El camino de la vida no es un tránsito fácil. Es así como desde siempre se ha visto y pensado, por eso nadie osa discutir lo que parece una verdad irrefutable.

Así nos vamos acostumbrando a que nada en la vida es sencillo. Es una firme convicción que nos hace todo más incómodo y casi imposible de lograr.

Como es un hecho que vivir no es fácil, nos hacemos a la idea de que cada proyecto o anhelo será una guerra de muchas batallas que nos será muy difícil de ganar y que nos hará perder muchas cosas valiosas en el proceso.

Cosas, pero también afectos y personas que amaremos por siempre pero que perdimos como una especie de penalidad por algún error o por causa de un orgullo enfermo, que para variar, nos hace pagar un precio muy alto.

Pocas veces o ninguna, nos ponemos a pensar en la cantidad de cosas, momentos y lugares hermosos, que nos hacen felices, que amamos, que están ahí y que forman parte de nuestra vida para hacernos este transitar más hermoso, menos complicado, menos difícil de lo que nos hemos acostumbrado a verlo, pero lo ignoramos.

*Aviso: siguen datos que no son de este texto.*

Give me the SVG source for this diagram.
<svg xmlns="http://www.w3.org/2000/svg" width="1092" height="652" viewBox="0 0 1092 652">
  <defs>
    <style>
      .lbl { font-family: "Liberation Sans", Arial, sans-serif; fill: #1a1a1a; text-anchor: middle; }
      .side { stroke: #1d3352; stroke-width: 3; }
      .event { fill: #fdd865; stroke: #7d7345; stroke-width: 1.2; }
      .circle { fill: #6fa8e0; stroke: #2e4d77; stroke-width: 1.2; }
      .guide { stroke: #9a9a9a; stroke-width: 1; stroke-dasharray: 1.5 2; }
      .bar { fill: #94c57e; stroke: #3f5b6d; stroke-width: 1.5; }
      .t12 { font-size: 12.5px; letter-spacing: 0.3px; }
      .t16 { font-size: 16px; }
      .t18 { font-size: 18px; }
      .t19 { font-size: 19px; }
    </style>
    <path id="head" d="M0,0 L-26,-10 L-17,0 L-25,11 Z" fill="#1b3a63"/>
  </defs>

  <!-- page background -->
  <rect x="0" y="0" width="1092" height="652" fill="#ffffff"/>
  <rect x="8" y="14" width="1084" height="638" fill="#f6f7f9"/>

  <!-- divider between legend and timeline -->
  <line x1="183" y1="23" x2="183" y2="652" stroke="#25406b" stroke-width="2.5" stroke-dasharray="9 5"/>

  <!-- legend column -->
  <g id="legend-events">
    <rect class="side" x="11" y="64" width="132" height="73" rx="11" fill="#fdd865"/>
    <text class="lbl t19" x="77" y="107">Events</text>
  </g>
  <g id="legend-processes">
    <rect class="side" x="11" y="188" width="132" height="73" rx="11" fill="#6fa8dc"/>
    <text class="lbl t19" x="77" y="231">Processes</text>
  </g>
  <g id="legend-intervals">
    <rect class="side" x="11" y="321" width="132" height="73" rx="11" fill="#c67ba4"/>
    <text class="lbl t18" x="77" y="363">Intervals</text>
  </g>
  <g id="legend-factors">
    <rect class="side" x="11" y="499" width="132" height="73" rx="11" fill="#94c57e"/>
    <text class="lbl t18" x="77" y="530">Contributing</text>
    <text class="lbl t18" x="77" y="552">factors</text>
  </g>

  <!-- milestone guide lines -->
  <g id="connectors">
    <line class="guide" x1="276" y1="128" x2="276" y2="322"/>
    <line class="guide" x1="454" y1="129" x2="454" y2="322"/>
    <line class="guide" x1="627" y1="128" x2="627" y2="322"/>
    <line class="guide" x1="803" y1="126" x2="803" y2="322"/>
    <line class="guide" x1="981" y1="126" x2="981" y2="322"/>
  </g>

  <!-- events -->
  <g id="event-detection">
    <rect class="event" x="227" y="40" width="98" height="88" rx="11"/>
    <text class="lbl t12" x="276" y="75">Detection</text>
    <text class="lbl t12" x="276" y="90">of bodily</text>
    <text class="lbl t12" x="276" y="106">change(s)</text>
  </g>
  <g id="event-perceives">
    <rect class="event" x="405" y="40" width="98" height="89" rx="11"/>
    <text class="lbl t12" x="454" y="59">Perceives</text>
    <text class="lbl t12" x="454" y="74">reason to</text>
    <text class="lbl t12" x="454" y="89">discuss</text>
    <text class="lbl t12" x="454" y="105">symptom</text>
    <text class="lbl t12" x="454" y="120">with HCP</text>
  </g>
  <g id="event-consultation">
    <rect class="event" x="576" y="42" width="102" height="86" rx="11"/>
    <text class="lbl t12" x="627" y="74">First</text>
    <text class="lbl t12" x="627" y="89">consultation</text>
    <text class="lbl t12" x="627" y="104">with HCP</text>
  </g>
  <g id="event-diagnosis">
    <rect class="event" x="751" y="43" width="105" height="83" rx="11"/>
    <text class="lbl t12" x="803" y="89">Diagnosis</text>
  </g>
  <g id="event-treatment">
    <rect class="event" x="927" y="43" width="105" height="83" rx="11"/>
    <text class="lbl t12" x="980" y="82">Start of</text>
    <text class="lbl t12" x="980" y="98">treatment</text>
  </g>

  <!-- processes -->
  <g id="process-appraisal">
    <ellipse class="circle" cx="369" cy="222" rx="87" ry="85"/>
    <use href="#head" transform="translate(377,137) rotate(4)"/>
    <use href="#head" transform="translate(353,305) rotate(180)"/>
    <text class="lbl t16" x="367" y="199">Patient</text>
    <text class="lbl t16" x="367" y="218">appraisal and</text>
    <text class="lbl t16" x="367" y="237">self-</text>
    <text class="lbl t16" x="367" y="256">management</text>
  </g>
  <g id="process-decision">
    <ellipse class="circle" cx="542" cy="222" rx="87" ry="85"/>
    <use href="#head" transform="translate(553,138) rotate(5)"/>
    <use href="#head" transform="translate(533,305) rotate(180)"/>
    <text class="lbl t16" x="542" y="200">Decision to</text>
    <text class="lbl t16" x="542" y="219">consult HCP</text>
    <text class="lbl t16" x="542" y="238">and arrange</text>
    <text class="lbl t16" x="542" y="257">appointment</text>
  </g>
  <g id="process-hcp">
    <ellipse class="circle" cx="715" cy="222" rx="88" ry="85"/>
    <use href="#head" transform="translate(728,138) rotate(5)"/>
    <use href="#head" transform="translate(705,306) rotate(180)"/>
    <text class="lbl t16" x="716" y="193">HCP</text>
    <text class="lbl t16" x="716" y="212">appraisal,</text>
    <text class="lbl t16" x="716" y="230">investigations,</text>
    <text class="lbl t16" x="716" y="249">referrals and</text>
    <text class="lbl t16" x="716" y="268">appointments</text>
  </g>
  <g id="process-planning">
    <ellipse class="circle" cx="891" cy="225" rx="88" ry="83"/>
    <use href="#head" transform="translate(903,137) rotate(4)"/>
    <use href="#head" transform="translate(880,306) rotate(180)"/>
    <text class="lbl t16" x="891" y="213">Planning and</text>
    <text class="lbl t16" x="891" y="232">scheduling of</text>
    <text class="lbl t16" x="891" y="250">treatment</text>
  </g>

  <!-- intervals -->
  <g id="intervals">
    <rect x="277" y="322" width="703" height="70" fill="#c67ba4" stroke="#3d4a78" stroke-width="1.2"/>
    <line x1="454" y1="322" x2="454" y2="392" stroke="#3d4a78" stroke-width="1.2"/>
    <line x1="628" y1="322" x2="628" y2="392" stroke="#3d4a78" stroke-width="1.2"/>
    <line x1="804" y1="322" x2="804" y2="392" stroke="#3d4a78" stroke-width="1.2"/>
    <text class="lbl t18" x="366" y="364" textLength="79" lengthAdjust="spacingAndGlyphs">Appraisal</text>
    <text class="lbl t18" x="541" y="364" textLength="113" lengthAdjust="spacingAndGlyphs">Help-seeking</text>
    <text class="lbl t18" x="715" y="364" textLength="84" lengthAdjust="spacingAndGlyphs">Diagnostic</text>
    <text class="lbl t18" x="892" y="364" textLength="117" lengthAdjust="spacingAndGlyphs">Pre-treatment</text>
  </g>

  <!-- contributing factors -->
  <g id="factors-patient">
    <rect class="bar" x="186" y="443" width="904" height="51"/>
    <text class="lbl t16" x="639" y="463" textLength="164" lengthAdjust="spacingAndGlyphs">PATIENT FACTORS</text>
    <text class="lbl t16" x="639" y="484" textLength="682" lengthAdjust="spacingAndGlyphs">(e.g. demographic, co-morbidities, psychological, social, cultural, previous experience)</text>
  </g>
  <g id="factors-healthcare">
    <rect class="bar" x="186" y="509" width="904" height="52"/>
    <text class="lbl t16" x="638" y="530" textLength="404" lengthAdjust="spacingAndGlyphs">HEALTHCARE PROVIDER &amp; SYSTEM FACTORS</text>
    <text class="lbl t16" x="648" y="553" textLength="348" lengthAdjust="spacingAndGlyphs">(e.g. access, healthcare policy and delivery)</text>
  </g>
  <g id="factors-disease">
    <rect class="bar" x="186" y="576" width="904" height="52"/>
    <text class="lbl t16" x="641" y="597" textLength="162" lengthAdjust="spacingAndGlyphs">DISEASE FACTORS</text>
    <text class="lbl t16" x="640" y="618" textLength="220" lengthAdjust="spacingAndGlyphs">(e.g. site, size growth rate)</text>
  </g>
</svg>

Nos preparamos tanto para lo malo, para las cosas negativas, para el llanto y el dolor que estamos seguros llegarán en algún momento, que no prestamos atención a los detalles pequeños, pero llenos de bondad y felicidad que cada día nos regala esta vida, que nos empeñamos en complicar cada día, sin pensar que en realidad el camino no es tan largo como lo vemos, ni tan malo como nos lo pintaron.

En la práctica, nuestro pesimismo, la poca fe que nos queda tras cada decepción y la moribunda esperanza de un mejor mañana, son las verdaderas razones que hacen tan difícil vivir y aprender a ser feliz.